Parties that enter into these protective orders may feel a sense of comfort that the protective orders will protect their confidential information from the public. But, certain courts do not allow parties to seal court filings simply because a party designated relevant material as confidential under a protective order. For example:

  • The Court of Appeals for the Seventh Circuit presumes that all documents filed in appeals are in the public record unless the requesting party proves “in detail, document by document, the propriety of  secrecy, providing reasons and legal citations.” 2 The Seventh Circuit has specifically held that “broad secrecy agreement[s]” between the parties cannot support a request for sealing. 3
  • The Local Rules for the Northern District of California explicitly state that “[r]eference to a stipulation or protective order that allows a party to designate certain documents as confidential is not sufficient to establish that a document, or portions thereof, are sealable.”4 Instead, the party that has designated the material confidential must submit a declaration establishing that the information is “privileged, protectable as a trade secret or otherwise entitled to protection under the law.”5
  • In the Eastern District of Wisconsin, “[a] party seeking to file a paper under seal must follow the [sealing] procedure set forth in General L.R. 79(d). This includes the filing of information covered by a protective order.”6

The Sixth Circuit’s Stand Against Unwarranted Sealing

In a trio of decisions this summer, Shane Group Inc. v. Blue Cross Blue Shield of Michigan, 7 Beauchamp v. Federal Home Loan Mortgage 8 and Rudd Equipment Co. v. John Deere Construction & Forestry Co., 9 the U.S. Court of Appeals for the Sixth Circuit joined the ranks of federal courts requiring more than a unilateral confidentiality designation to limit public filing of court documents. In those decisions, the court forcefully reiterated its “strict” standard for sealing court records. And, in both Shane Group and Beauchamp, the panels expressly held that the existence of blanket protective orders standing alone does not meet the standard to justify sealing.

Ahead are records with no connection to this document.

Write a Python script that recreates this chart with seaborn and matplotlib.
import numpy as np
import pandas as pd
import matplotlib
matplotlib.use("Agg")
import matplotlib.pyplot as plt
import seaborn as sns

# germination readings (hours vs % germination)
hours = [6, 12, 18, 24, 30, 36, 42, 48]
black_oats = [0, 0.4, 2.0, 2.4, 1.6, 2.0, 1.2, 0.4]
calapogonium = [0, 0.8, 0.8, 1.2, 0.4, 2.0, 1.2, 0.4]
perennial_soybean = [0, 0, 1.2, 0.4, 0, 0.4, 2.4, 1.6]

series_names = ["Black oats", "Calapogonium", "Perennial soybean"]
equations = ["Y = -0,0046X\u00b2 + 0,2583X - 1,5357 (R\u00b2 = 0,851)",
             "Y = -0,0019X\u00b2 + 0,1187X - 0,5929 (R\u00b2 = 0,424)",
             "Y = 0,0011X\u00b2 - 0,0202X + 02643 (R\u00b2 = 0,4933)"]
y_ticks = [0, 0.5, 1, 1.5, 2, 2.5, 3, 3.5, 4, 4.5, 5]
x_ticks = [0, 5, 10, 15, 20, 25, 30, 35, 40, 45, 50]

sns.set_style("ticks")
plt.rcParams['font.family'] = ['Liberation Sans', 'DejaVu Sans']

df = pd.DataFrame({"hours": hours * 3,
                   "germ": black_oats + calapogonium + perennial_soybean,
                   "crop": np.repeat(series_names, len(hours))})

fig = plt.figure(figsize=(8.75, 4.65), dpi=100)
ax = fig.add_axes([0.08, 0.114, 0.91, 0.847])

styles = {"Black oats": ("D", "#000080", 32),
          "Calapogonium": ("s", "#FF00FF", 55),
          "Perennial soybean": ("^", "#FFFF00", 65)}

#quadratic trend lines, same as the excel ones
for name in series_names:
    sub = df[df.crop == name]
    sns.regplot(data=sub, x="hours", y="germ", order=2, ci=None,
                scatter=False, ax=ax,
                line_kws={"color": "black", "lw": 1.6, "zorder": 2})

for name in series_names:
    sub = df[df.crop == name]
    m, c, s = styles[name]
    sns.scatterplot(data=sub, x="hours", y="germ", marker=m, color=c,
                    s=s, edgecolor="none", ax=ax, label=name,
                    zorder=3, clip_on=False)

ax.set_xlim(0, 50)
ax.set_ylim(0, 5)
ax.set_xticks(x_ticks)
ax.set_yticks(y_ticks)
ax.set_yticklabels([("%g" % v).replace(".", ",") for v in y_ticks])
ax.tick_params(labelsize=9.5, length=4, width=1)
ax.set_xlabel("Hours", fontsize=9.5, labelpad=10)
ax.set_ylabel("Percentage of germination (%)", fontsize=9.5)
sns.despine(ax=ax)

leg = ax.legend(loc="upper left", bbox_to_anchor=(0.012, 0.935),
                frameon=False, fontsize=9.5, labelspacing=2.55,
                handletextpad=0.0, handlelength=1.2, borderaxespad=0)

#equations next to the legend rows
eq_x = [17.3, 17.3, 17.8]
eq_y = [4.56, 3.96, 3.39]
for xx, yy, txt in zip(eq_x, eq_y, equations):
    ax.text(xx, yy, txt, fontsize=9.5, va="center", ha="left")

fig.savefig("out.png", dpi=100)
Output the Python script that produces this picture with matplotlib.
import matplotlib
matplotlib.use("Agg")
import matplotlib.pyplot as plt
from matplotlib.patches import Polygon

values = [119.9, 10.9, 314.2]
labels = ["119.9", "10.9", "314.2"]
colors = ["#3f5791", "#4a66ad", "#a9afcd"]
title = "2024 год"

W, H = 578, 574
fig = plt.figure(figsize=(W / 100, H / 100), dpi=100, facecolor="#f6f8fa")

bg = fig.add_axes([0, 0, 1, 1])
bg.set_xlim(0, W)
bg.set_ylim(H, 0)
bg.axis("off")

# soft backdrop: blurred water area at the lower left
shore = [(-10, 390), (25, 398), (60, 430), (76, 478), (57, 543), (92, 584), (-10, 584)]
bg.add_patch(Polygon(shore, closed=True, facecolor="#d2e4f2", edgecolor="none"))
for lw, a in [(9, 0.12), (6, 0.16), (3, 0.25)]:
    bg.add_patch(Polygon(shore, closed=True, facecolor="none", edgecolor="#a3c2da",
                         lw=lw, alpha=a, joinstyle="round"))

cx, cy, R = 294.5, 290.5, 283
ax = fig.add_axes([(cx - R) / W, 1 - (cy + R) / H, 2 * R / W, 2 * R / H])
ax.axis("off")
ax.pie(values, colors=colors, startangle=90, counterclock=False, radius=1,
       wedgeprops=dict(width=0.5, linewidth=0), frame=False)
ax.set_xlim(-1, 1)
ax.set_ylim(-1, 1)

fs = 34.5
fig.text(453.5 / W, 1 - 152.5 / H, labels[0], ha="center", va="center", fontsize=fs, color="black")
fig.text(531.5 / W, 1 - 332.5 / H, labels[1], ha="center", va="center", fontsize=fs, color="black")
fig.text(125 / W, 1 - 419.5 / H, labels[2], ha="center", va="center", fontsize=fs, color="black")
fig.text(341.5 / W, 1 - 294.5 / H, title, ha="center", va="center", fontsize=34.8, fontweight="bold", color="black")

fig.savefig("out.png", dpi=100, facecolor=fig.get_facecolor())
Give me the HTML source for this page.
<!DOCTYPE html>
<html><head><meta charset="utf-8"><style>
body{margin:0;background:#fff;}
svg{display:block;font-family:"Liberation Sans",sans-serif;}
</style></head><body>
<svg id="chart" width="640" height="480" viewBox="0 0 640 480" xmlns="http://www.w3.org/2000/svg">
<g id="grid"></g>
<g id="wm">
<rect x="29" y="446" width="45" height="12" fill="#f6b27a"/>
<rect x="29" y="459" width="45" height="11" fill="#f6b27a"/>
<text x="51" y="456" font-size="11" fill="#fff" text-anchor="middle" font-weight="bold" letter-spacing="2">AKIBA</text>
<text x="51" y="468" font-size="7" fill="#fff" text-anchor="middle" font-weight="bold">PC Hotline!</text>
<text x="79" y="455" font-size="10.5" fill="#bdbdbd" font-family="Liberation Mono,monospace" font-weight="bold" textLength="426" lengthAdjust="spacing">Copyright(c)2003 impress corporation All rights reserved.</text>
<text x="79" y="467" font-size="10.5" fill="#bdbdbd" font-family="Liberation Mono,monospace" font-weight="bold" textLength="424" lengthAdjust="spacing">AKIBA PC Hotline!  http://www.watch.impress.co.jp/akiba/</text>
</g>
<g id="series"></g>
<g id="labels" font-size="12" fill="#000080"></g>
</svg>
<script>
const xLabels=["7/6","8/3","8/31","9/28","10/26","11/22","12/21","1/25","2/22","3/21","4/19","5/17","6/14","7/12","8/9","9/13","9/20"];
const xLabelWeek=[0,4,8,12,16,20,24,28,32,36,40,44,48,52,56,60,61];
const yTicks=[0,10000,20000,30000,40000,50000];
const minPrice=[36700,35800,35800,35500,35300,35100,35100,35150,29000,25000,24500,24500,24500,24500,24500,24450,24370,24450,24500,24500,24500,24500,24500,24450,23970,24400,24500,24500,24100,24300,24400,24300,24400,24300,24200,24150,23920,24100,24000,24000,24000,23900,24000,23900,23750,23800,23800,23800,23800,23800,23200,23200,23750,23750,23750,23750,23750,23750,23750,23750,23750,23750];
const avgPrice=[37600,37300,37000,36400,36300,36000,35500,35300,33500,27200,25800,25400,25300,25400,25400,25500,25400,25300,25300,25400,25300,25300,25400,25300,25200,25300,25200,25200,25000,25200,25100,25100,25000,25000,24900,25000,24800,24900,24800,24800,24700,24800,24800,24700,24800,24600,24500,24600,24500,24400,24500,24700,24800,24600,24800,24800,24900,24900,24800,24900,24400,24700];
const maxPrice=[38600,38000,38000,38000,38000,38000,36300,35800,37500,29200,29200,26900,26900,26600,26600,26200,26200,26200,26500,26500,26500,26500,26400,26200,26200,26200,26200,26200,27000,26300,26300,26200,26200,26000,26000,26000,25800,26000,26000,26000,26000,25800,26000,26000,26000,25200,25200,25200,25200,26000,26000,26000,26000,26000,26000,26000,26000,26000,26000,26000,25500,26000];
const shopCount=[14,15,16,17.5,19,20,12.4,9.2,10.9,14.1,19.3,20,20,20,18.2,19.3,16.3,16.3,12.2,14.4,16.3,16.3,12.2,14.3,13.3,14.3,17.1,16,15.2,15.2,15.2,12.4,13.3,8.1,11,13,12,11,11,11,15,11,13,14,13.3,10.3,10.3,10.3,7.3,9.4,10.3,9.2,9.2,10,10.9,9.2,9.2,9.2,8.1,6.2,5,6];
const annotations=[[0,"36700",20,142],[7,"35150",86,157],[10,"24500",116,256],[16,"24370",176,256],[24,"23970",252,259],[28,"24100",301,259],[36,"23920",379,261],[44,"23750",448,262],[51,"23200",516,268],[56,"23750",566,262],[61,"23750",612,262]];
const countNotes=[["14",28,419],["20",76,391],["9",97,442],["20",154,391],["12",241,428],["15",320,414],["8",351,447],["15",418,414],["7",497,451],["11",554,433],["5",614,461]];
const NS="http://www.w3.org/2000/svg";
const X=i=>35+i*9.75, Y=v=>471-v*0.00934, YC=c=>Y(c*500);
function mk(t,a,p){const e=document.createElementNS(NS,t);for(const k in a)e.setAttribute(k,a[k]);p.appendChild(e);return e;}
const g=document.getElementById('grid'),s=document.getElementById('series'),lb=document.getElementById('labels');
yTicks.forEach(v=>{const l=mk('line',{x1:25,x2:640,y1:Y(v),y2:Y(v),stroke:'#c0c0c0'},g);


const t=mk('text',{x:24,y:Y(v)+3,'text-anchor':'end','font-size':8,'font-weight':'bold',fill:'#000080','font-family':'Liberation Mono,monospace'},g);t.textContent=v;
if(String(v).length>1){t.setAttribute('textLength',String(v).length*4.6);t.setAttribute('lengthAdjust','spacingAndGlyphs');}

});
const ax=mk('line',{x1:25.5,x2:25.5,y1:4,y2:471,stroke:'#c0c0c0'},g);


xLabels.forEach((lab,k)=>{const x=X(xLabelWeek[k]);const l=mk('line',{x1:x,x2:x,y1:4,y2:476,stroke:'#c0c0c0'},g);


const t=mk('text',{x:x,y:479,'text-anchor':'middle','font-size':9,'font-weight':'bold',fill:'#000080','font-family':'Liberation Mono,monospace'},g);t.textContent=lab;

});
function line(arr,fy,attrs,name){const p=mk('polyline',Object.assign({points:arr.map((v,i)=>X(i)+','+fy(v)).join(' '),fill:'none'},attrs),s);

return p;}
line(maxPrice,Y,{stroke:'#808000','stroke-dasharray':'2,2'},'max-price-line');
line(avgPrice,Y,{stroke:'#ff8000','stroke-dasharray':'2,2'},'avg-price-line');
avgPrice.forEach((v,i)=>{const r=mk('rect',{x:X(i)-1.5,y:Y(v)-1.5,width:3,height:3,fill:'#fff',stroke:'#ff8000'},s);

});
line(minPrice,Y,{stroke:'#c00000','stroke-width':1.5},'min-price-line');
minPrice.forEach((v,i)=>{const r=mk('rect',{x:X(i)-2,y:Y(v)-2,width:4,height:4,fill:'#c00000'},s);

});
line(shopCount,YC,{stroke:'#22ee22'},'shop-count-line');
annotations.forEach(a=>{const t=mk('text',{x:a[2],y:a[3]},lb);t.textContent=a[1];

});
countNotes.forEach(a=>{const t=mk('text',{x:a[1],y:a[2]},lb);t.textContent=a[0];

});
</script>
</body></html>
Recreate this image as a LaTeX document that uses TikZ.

As the panel explained in Shane Group, “the public has a strong interest in obtaining the information contained in the court record.”10 In antitrust cases specifically, this interest focuses both on the result of the case and the actual conduct that gave rise to the case.11 Accordingly, courts can only seal court filings when the requesting party has demonstrated “the most compelling reasons” to do so. 12 The request must be narrowly tailored and include detailed, document-by-document factual and legal analysis.13 Similarly, the district court’s order granting a sealing request must set forth specific factual findings and legal conclusions to justify the sealing, even when both parties agree to the request to seal. 14

In both Shane Group and Beauchamp, the panels found that this standard is not met when the district court solely relies upon the existence of a stipulated protective order as the basis for sealing. In Shane Group, the panel explained that there is a “stark difference” between protective orders used in discovery and orders to seal court documents.15 Protective orders may allow the producing party to identify what information is confidential, and courts often limit the use of that material based only on a “good cause” showing.16 Although “secrecy” can be appropriate to protect the production of material that may or may not be actually relevant in the case, those blanket protections are not appropriate when deciding what information is shielded from public view.17

As a result, the court overturned the “patently inadequate” sealing orders, which granted the request to seal solely because a party or third party had designated the material confidential. 18 The panel found that the district court erred by conflating the standards for designating discovery material confidential under a protective order and “the vastly more demanding standards” for sealing judicial records. 19 The panel seemed particularly concerned that in one situation, a party did not even seek permission from the district court before filing materials under seal. 20

Similarly, in Beauchamp, the panel rejected the sealing orders because the district court relied entirely upon the terms of the parties’ protective order and made no findings at all to support withholding filings from the public record.21 Strikingly, the Beauchamp panel raised this issue “on [its] own motion,” even though both parties agreed that the filings should be sealed and had not raised the issue in the appeal of the lower court’s summary judgment decision. 22 The panel vacated the sealing orders. 23

Failure to Comply with Sealing Requirements Can Have Additional Detrimental Effects in Class Actions

This line of cases makes abundantly clear that in the Sixth Circuit, parties should no longer rely only on their protective orders to justify the sealing of confidential information. But the stakes are even higher for class actions. As the court explained in Shane Group, the sealing standard must be applied “with particular strictness” in class actions because members of the public can be putative members of the asserted classes in the case.24 These class members have an even greater interest in full access to the relevant case documents.25

Thus in Shane Group, the court not only unsealed the court filings, but also overturned approval of the parties’ settlement, finding that the sealing prevented absent class members from having enough information to determine whether the settlement was fair, reasonable and adequate. 26 This case demonstrates that class action litigants in the Sixth Circuit that wish to maintain the confidentiality of their information, as well as potentially the efficacy of their settlement agreements, should take the time to narrowly tailor and justify their requests to file materials under seal.